Here at TournoËl the castle was confiscated because of the felony of its lord. It passed to the care of Comte Guy de Dampierre and his successor restored it to Alphonse, Comte de Poitou, brother of St. Louis, and it became an appendage of the land of Auvergne. During the invasion of the English, TournoËl was several times attacked, but always without success. Later on we find the hands of Louis XI. at work, as ever, against the power of his nobles; in this case, by giving a charter to that little town of Volvic yonder and exciting it to rebellion against its high lords in TournoËl.

As the years drift past, the history of the castle is painted also with the faces of many women, some good, mostly dissolute. During the reign of Francis I. it was repaired and restored by the MarÉchal de St. AndrÉ who had married its young chatelaine. Nothing was spared to make the work monumental and durable, yet the castle has been a ruin now for more than a hundred years.
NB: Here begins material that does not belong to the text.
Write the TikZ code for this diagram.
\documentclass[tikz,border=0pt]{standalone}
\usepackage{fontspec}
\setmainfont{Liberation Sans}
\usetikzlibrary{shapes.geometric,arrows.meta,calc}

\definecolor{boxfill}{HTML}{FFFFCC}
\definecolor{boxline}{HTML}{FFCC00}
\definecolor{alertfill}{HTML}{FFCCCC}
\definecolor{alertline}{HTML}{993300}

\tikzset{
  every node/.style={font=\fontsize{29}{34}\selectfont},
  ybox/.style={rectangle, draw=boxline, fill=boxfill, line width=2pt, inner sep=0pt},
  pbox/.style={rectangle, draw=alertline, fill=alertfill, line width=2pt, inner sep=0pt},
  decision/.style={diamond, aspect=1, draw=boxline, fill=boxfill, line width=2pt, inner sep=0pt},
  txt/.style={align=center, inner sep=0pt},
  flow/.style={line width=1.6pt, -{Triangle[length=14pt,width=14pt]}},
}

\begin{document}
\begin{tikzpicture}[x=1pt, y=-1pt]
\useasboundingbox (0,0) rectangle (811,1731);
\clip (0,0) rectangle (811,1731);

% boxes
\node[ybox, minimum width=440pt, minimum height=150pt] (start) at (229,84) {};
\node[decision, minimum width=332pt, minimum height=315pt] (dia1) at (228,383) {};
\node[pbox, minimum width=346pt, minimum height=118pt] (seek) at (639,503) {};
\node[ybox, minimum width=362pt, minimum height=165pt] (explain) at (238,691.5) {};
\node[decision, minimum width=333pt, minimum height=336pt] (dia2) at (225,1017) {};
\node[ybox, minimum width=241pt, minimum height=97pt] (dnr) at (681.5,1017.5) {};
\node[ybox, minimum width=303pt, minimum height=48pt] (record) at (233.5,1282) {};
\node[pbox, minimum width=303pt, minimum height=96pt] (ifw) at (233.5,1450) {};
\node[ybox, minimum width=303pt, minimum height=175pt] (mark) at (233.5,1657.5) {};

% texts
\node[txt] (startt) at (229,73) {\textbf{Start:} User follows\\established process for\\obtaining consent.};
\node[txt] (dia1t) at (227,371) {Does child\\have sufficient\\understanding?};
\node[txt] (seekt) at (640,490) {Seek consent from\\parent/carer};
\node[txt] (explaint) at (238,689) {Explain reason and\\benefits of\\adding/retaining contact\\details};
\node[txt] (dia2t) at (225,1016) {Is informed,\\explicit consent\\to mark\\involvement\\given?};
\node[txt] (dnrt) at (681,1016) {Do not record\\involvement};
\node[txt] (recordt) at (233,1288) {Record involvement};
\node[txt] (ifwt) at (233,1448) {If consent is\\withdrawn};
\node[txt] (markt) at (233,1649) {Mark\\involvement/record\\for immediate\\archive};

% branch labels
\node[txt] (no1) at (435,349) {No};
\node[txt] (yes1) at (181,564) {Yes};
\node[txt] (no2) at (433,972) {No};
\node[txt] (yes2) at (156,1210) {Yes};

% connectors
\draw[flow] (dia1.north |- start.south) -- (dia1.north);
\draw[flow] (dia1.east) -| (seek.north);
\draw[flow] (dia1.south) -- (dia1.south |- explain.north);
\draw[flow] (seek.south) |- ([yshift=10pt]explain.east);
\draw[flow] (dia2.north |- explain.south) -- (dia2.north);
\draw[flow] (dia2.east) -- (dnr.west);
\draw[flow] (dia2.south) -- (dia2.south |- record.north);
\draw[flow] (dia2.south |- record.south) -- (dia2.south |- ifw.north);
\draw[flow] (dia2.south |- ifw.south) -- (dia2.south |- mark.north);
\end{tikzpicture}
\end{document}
We spend a long time upon the tower and still there is no sign of life; no angry summons on the old bell from an astonished custodian, until one wonders whether there ever was any one save the old dog, or whether he alone is the custodian and if so, what shape he assumes on dark nights when the wind shrieks like lost souls around the Castle walls. It is warm and sunny to-day and we finally pass downward and out, locking the dog in and depositing the key where we found it, together with two francs.
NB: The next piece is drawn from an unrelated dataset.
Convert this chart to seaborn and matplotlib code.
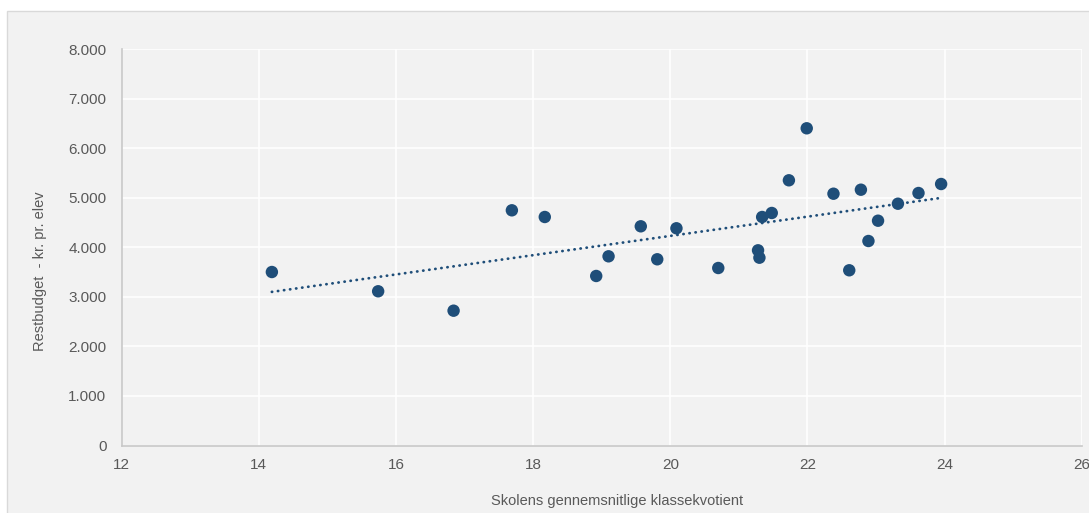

Just outside the gateway I pause to inspect an outer tower—one of the most curious bits of architecture I have ever seen. It is circular and formed by square, heavy blocks of lava, closely fitting together. Each block has carved upon it the half of a ball. There is a well in the enclosure and evidently this was the water supply for those in the Castle.

I decide not to get into the auto until Jean has turned it around and I watch this manoeuvre with much interest and some fear as to results, for a sudden spurt would mean a fall of fifty feet and destruction all round. However, he manages it all as easily as I could a baby carriage, and we are shortly en route, skimming down the mountains and out onto the long white highways of the valley.